Indeed, most of what police do is related to the road. According to the US Department of Justice’s most recent report on contacts between the police and the public, over half are traffic stops, and an additional 14.6 percent are in relation to traffic accidents. When not otherwise engaged, officers spend around 74 percent of their time engaged in patrol, typically in a car. Over 9 percent of arrests recorded in the 2018 FBI Uniform Crime Reporting (UCR) Program data are for driving under the influence. Unfortunately, the UCR does not specify what percentage of the 1,147,050 drug possession arrests in 2018 were the result of searching vehicles, but there is little doubt that it was a significant portion.

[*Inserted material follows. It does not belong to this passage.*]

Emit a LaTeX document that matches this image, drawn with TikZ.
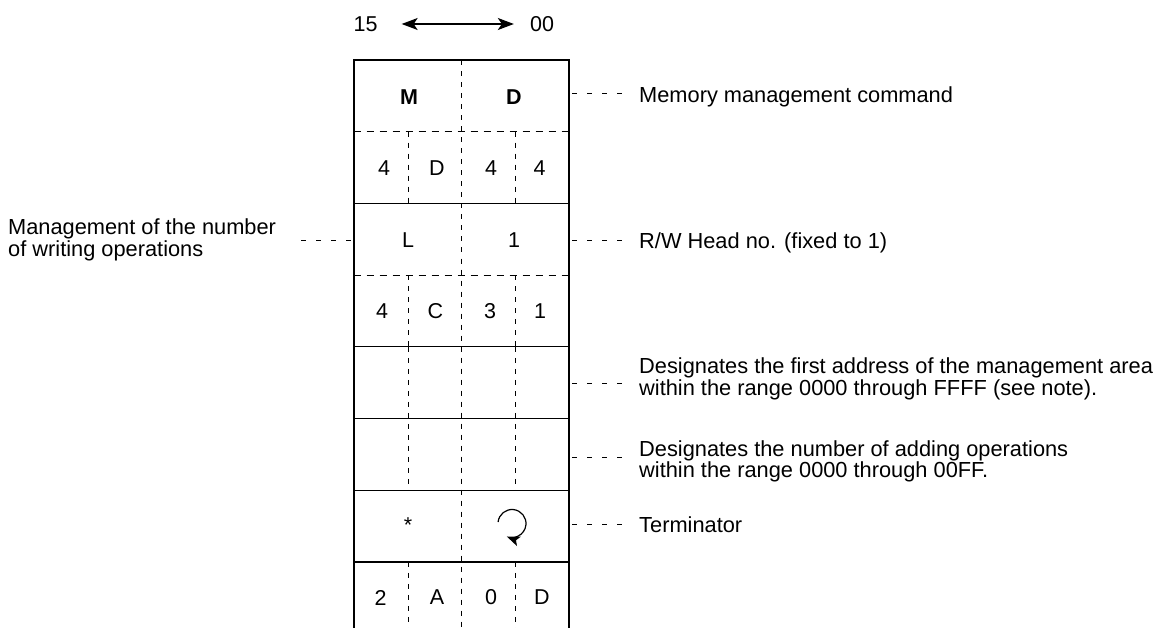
\documentclass[tikz,border=0pt]{standalone}
\usepackage{fontspec}
\setmainfont{Liberation Sans}
\usetikzlibrary{arrows.meta}
\begin{document}
\begin{tikzpicture}[x=1pt,y=-1pt,
  frame/.style={line width=2pt, line cap=rect},
  rowline/.style={line width=1.2pt},
  vdash/.style={line width=0.9pt, dash pattern=on 5pt off 6pt},
  hdash/.style={line width=0.9pt, dash pattern=on 7pt off 6pt},
  leader/.style={line width=0.9pt, dash pattern=on 5pt off 10pt},
  cell/.style={font=\fontsize{21.5}{19}\selectfont, inner sep=0pt},
  boldcell/.style={font=\fontsize{21.5}{19}\selectfont\bfseries, inner sep=0pt},
  lbl/.style={font=\fontsize{21.8}{18.5}\selectfont, inner sep=0pt, anchor=base west, align=left},
  bitarrow/.style={line width=1.3pt, {Stealth[length=16pt,width=12pt,inset=4pt]}-{Stealth[length=16pt,width=12pt,inset=4pt]}}]
\useasboundingbox (0,0) rectangle (1158,628);

% top bit-order indicator
\node[cell] (b15) at (365.5,24) {15};
\node[cell] (b00) at (542,24) {00};
\draw[bitarrow] ([xshift=24pt]b15.east) -- ([xshift=-16pt]b00.west);

% inner horizontal lines
\draw[hdash] (353.5,131.7) -- (569,131.7);
\draw[rowline] (353.5,203.4) -- (569,203.4);
\draw[hdash] (353.5,275.1) -- (569,275.1);
\draw[rowline] (353.5,346.8) -- (569,346.8);
\draw[rowline] (353.5,418.5) -- (569,418.5);
\draw[rowline] (353.5,490.2) -- (569,490.2);
\draw[rowline] (353.5,561.9) -- (569,561.9);

% center dashed divider
\draw[vdash] (461.7,60.5) -- (461.7,630);

% quarter dashed dividers
\foreach \xx in {408,515.3} {
  \draw[vdash] (\xx,131.7) -- (\xx,203.4);
  \draw[vdash] (\xx,275.1) -- (\xx,346.8);
  \draw[vdash] (\xx,346.8) -- (\xx,490.2);
  \draw[vdash] (\xx,561.9) -- (\xx,630);
}

% outer frame
\draw[frame] (353.5,640) -- (353.5,60.5) -- (569,60.5) -- (569,640);

% row 1
\node[boldcell] (m) at (409,97) {M};
\node[boldcell] (d) at (514,97) {D};
% row 2
\node[cell] (r2a) at (384,168.5) {4};
\node[cell] (r2b) at (437,168.5) {D};
\node[cell] (r2c) at (491,168.5) {4};
\node[cell] (r2d) at (539.5,168.5) {4};
% row 3
\node[cell] (l) at (408,240) {L};
\node[cell] (one) at (514,240) {1};
% row 4
\node[cell] (r4a) at (382,311.5) {4};
\node[cell] (r4b) at (435.5,311.5) {C};
\node[cell] (r4c) at (490,311.5) {3};
\node[cell] (r4d) at (540,311.5) {1};
% row 7
\node[cell] (star) at (408,525) {*};
\coordinate (cr) at (512,523.5);
\draw[line width=1.2pt, -{Stealth[length=13pt,width=10pt,inset=3pt]}] ([shift={(-174:14)}]cr) arc[start angle=-174, end angle=112, radius=14];
% row 8
\node[cell] (r8a) at (380.5,597.5) {2};
\node[cell] (r8b) at (437,597.5) {A};
\node[cell] (r8c) at (491,597.5) {0};
\node[cell] (r8d) at (542,597.5) {D};

% right labels (base anchor = baseline of the last line)
\node[lbl] (t1) at (639,103) {Memory management command};
\node[lbl] (t2) at (639,248) {R/W Head no. (fixed to 1)};
\node[lbl] (t3) at (639,395) {Designates the first address of the management area\\within the range 0000 through FFFF (see note).};
\node[lbl] (t4) at (639,477.5) {Designates the number of adding operations\\within the range 0000 through 00FF.};
\node[lbl] (t5) at (639,532) {Terminator};
% left label
\node[lbl] (t0) at (8,256) {Management of the number\\of writing operations};

% leaders
\coordinate (e1) at (572,93);   \coordinate (f1) at (623,93);
\coordinate (e2) at (572,240);  \coordinate (f2) at (623,240);
\coordinate (e3) at (572,383.5);  \coordinate (f3) at (623,383.5);
\coordinate (e4) at (572,457.5);  \coordinate (f4) at (623,457.5);
\coordinate (e5) at (572,524);  \coordinate (f5) at (623,524);
\coordinate (e0) at (350.5,240); \coordinate (f0) at (299,240);
\draw[leader] (e1) -- (f1);
\draw[leader] (e2) -- (f2);
\draw[leader] (e3) -- (f3);
\draw[leader] (e4) -- (f4);
\draw[leader] (e5) -- (f5);
\draw[leader] (e0) -- (f0);
\end{tikzpicture}
\end{document}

Making arrests based on pretext stops (the act of pulling someone over ostensibly for a minor traffic infraction in order to investigate some other crime, conduct a search, or to determine whether the vehicle’s occupants have any outstanding warrants) is considered good policing and is endorsed by the US Supreme Court. The long-running erosion of the right to be secure in one’s vehicle, as codified in the Fourth Amendment to the US Constitution, is well documented in Sarah Seo’s Policing the Open Road.
In addition, revenue from traffic citations can constitute an important source of municipal funding. One example (though definitely an outlier) is the town of Randolph, Missouri (pop. 47), which issued 3,132 traffic fines, collecting an estimated $148,000 of their $270,043 total revenue in 2009. Besides traffic citations, an additional source of revenue for police on the roads is civil asset forfeiture. The Texas town of Tenaha (pop. 1,100) had seized millions of dollars in forfeitures from traffic stops before being sued in 2009. Without the pretext of traffic stops, there would be many fewer opportunities for police to separate individuals from their cash and other possessions.
Based on these considerations, it would appear that the privatization of roads would be of interest for the purposes of police reform alone. In light of calls to “defund the police,” police activities on roads have received more attention. Economist Alex Tabarrok has suggested the “unbundling” of police from traffic enforcement:
The responsibility for handing out speeding tickets and citations should be handled by a[n] unarmed agency. Put the safety patrol in bright yellow cars and have them carry a bit of extra gasoline and jumper cables to help stranded motorists as part of their job - make road safety nice.
While such a reform certainly sounds like an improvement over the status quo, the question is to what degree it changes the practices above. On some margins, state agents fully dedicated to traffic enforcement may make things worse, particularly without changing the incentive governments have to milk drivers of funds. Pure traffic patrollers would be less expensive to train than sworn police officers, making it cheaper to put more of them on the road. They would not have to respond to the non-road-related calls that police officers are expected to handle, giving drivers less reprieve from their constant presence. Furthermore, there is little evidence that traffic enforcement significantly improves road safety anyway. But even if it did, there is still a tradeoff between road safety and other ends, such as arriving at one’s destination quickly. By getting in a vehicle, we demonstrate that we are not willing to sacrifice all other ends for that of safety.
However, if unarmed traffic patrollers lack other police powers, such as the ability to warrantlessly search a vehicle, seize assets they believe may have been used in the commission of a drug crime, or engage in pretext stops, such a reform has the potential to result in positive outcomes for those who consider liberty to be important. A big question, though, is whether governments would be willing to forgo what has been such a large source of revenue, as well as one of their primary means of drug interception.
Leaving the roads in the public domain, even if they are policed by nice traffic safety officers rather than the cops, still has a number of disadvantages related to traffic enforcement. The state still makes the rules, licenses the drivers, decides what insurance is required, and decides how rules are to be enforced. Because the roads are not privately owned and the payment and use of them are not voluntarily contracted, economic calculation is not possible. The government is in the dark in negotiating the aforementioned tradeoffs between safety and other ends. There is no competition between road providers that would prevent overzealous enforcement of traffic laws or the opposite. If roads (and other transportation infrastructure) were privatized, road entrepreneurs would seek the optimal tradeoff between safety and other ends, and consumers' ability to choose different roads or means of transportation would enable this to occur.
Thus, even setting aside gains in efficiency or reductions in highway fatalities, the case for the privatization of roads has much to recommend it solely in terms of how it would affect the power of the police to detain us, search us, and seize our property.